Napa second year student Abu Bakar recites poetry from the corner minaret.—Fahim Siddiqi / White Star
Napa second year student Abu Bakar recites poetry from the corner minaret.—Fahim Siddiqi / White Star

KARACHI: Students of the National Academy of Performing Arts (Napa) put their heart and soul into the poetry, music and theatrical performances which they put on during the academy’s day-long annual open house here on Saturday.

Of all the segments, the one deserving special mention would have to be the Terrace Poetry Corner. It was quite an experience listening to the students reciting poetry from one of the academy building minarets overlooking the lawn. The people on the lawn had a clear view of the performer and he of them. The expressions from above fused with emotions from below to create an air of originality, individuality and artistry, not to mention innovation.

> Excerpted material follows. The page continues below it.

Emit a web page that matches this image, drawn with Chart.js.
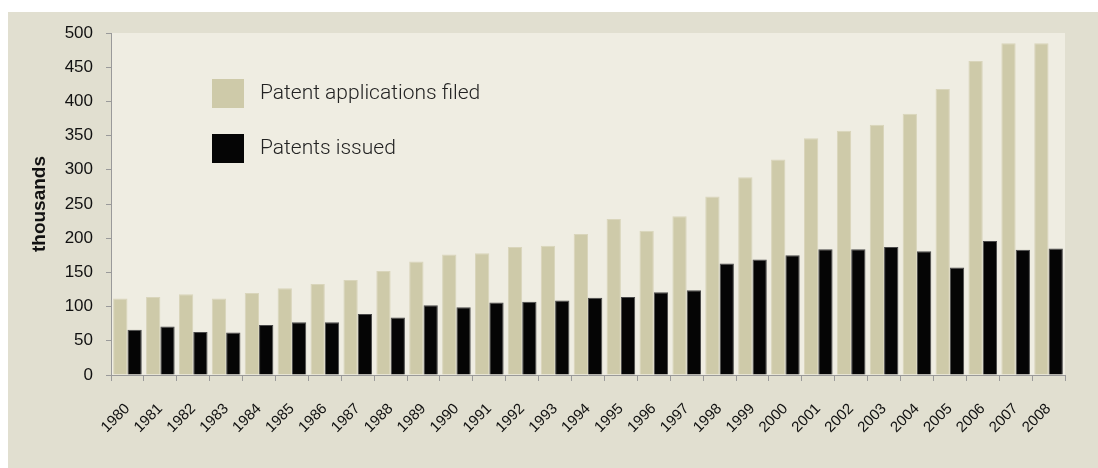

Ali Abbas Mirza, head of marketing and brand communications at Napa, said that this was a first of its kind performance at the academy, where they tried to create new spaces for students to express their creativity.

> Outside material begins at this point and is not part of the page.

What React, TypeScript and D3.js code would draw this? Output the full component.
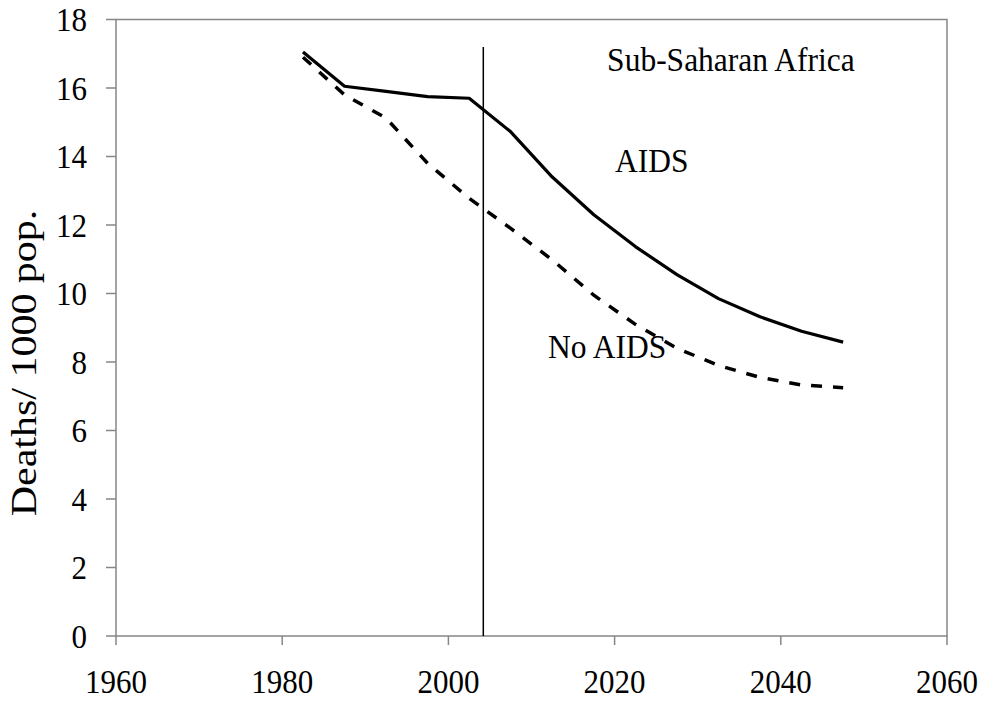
import React from "react";
import * as d3 from "d3";

const years = [1982.5, 1987.5, 1992.5, 1997.5, 2002.5, 2007.5, 2012.5, 2017.5, 2022.5, 2027.5, 2032.5, 2037.5, 2042.5, 2047.5];
const aids = [17.05, 16.05, 15.9, 15.75, 15.7, 14.72, 13.4, 12.3, 11.37, 10.55, 9.85, 9.32, 8.9, 8.58];
const noAids = [16.9, 15.8, 15.12, 13.8, 12.78, 11.9, 10.98, 9.95, 9.1, 8.4, 7.9, 7.55, 7.33, 7.25];
const xTicks = [1960, 1980, 2000, 2020, 2040, 2060];
const yTicks = [0, 2, 4, 6, 8, 10, 12, 14, 16, 18];
const markerYear = 2004.2;
const markerTop = 17.2;
const yTitle = "Deaths/ 1000 pop.";
const annotations = [
  { text: "Sub-Saharan Africa", year: 2019.1, value: 16.5 },
  { text: "AIDS", year: 2020.05, value: 13.55 },
  { text: "No AIDS", year: 2012.0, value: 8.12 },
];

const W = 984, H = 704;
const left = 116, right = 947, top = 19.5, bottom = 636;
const font = "'Liberation Serif', 'Times New Roman', serif";
const stretch = 1.1;

export default function App() {
  const x = d3.scaleLinear().domain([1960, 2060]).range([left, right]);
  const y = d3.scaleLinear().domain([0, 18]).range([bottom, top]);
  const line = d3.line<number>().x((_, i) => x(years[i])).y((d) => y(d));
  const axisColor = "#868686";
  return (
    <svg width={W} height={H} style={{ position: "absolute", left: 0, top: 0, background: "#fff" }}>
      <rect x={left} y={top} width={right - left} height={bottom - top} fill="none" stroke={axisColor} strokeWidth={1.5} />
      {yTicks.map((t) => (
        <g key={"y" + t}>
          <line x1={left - 10} x2={left} y1={y(t)} y2={y(t)} stroke={axisColor} strokeWidth={1.5} />
          <text transform={`translate(${left - 29}, ${y(t) + 11.5}) scale(1, ${stretch})`} textAnchor="end" fontFamily={font} fontSize={31} fill="#000">{t}</text>
        </g>
      ))}
      {xTicks.map((t) => (
        <g key={"x" + t}>
          <line x1={x(t)} x2={x(t)} y1={bottom} y2={bottom + 9} stroke={axisColor} strokeWidth={1.5} />
          <text transform={`translate(${x(t)}, 693) scale(1, ${stretch})`} textAnchor="middle" fontFamily={font} fontSize={31} fill="#000">{t}</text>
        </g>
      ))}
      <text transform={`translate(36, 363) rotate(-90) scale(1.2, 1)`} textAnchor="middle" fontFamily={font} fontSize={35} fill="#000">{yTitle}</text>
      <line x1={x(markerYear)} x2={x(markerYear)} y1={y(markerTop)} y2={y(0)} stroke="#000" strokeWidth={1.5} />
      <path d={line(aids) || ""} fill="none" stroke="#000" strokeWidth={3.2} strokeLinejoin="round" />
      <path d={line(noAids) || ""} fill="none" stroke="#000" strokeWidth={3.5} strokeDasharray="11,11" />
      {annotations.map((a) => (
        <text key={a.text} transform={`translate(${x(a.year)}, ${y(a.value)}) scale(1, ${stretch})`} fontFamily={font} fontSize={31.5} fill="#000">{a.text}</text>
      ))}
    </svg>
  );
}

Expressing his views about the Terrace Poetry Corner, Senator Javed Jabbar, who is also a member of the Board of Directors of Napa, told Dawn that he felt humbly privileged to be part of the academy. “This is one of the heights that Napa is in the process of conquering,” he said smiling.

“We have just reached the first floor for now. Inshallah, over the next 18 years after the great legacy by Zia Mohyeddin, we will go to the other floors,” he added.

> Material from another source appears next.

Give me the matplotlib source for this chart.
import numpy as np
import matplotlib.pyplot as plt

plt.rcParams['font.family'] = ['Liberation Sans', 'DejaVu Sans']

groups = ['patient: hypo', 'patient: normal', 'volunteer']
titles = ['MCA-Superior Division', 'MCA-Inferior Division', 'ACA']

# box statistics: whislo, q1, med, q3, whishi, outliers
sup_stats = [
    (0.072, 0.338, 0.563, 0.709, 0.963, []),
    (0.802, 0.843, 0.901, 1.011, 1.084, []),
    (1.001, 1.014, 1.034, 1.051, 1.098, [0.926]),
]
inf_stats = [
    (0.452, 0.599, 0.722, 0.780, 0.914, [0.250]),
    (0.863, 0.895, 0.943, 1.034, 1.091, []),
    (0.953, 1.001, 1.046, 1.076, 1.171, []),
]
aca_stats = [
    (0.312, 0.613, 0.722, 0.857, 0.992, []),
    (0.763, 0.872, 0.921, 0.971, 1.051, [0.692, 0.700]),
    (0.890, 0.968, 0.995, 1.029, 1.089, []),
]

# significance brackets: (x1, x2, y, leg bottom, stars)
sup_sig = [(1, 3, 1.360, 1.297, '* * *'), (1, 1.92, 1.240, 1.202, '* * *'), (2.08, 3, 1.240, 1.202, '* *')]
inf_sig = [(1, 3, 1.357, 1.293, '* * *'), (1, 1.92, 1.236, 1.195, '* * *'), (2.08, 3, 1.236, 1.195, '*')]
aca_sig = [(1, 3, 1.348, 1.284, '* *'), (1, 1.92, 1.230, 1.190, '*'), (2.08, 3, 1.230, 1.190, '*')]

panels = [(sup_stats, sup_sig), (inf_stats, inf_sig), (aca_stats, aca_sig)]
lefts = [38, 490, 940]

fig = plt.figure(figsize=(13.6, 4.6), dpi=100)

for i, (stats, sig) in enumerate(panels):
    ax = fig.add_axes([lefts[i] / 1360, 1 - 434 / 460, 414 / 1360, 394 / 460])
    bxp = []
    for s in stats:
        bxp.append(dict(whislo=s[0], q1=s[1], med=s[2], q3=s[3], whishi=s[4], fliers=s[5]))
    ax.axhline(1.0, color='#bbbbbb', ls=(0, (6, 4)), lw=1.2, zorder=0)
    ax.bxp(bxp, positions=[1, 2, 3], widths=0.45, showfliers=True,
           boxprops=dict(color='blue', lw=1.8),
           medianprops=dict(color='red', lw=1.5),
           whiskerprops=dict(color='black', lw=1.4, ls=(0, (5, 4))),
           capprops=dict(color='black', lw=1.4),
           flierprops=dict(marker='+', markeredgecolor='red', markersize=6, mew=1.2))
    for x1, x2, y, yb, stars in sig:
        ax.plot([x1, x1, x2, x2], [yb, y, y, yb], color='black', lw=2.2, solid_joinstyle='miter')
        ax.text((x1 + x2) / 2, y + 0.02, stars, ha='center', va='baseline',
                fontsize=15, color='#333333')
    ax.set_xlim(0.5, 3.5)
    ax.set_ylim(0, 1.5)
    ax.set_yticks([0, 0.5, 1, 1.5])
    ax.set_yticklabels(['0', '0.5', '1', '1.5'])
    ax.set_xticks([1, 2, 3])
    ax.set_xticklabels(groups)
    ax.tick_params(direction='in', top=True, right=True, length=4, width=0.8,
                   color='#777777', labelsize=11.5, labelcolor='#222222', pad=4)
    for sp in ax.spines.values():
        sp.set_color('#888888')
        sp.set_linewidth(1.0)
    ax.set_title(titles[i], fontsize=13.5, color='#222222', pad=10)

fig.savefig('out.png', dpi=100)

Meanwhile, at the Music Stage there was continuous singing and music from 3pm till 7pm. Someone played a famous composition, local or foreign, someone sang a song. They sang in Urdu, English, Punjabi and Balochi.

S.M. Shahid, Napa’s advisor on music, said there was some serious work going on at the academy in music now. “We heard a lot of modern music here but classical music, too, has found serious focus here,” he said.

“That is the thing that one should learn in order to become a good ghazal singer or a thumri singer. Like we had Tufail Naizi, who was a folk singer. But he was trained in classical music and that’s how he became a good folk singer. The students here are in good hands as the faculty here is very good,” he added.

At the Garden Theatre Stage, there was Dastaan Goe, which was enjoyed by many along with dance and Shakespearean sonnets. Daniel Gott, who is assistant professor at the American University of Sharjah, was also there for the experience as well as to share Shakespearean sonnets.

He told Dawn that he met one of Napa’s graduates at the theatre in Dubai who had told him about this beautiful theatre school here. “So I just reached out when I was free and he pulled me by the arm and brought me here. I reached yesterday and arranged a workshop for the students and now we are about to do some Shakespeare,” he said.

“It’s been fantastic. I have been impressed by the students here, by their passion, their openness and versatility. It is really inspiring to see that and it is great,” he said, adding that they had a theatre, film and music programme at American University of Sharjah.

“So we are hoping that this might be the start of some kind of a future relationship,” he said, adding that they could perhaps bring people from other countries to Pakistan and vice versa.

At Bag-i-Sukoon, one could relax and learn to paint with art teacher Hina Yusuf. All over the campus one also ran into students dressed up as interesting iconic characters such as Maula Jatt, PK, Maleficent, etc., who were all students of improvisation teacher Zarka Naz, who is herself a Napa graduate of 2016.

CEO Napa Junaid Zuberi told Dawn that this was the third open house at the academy. “We introduced it in December of 2021. It is an annual student’s day where they display what they have learned here,” he said.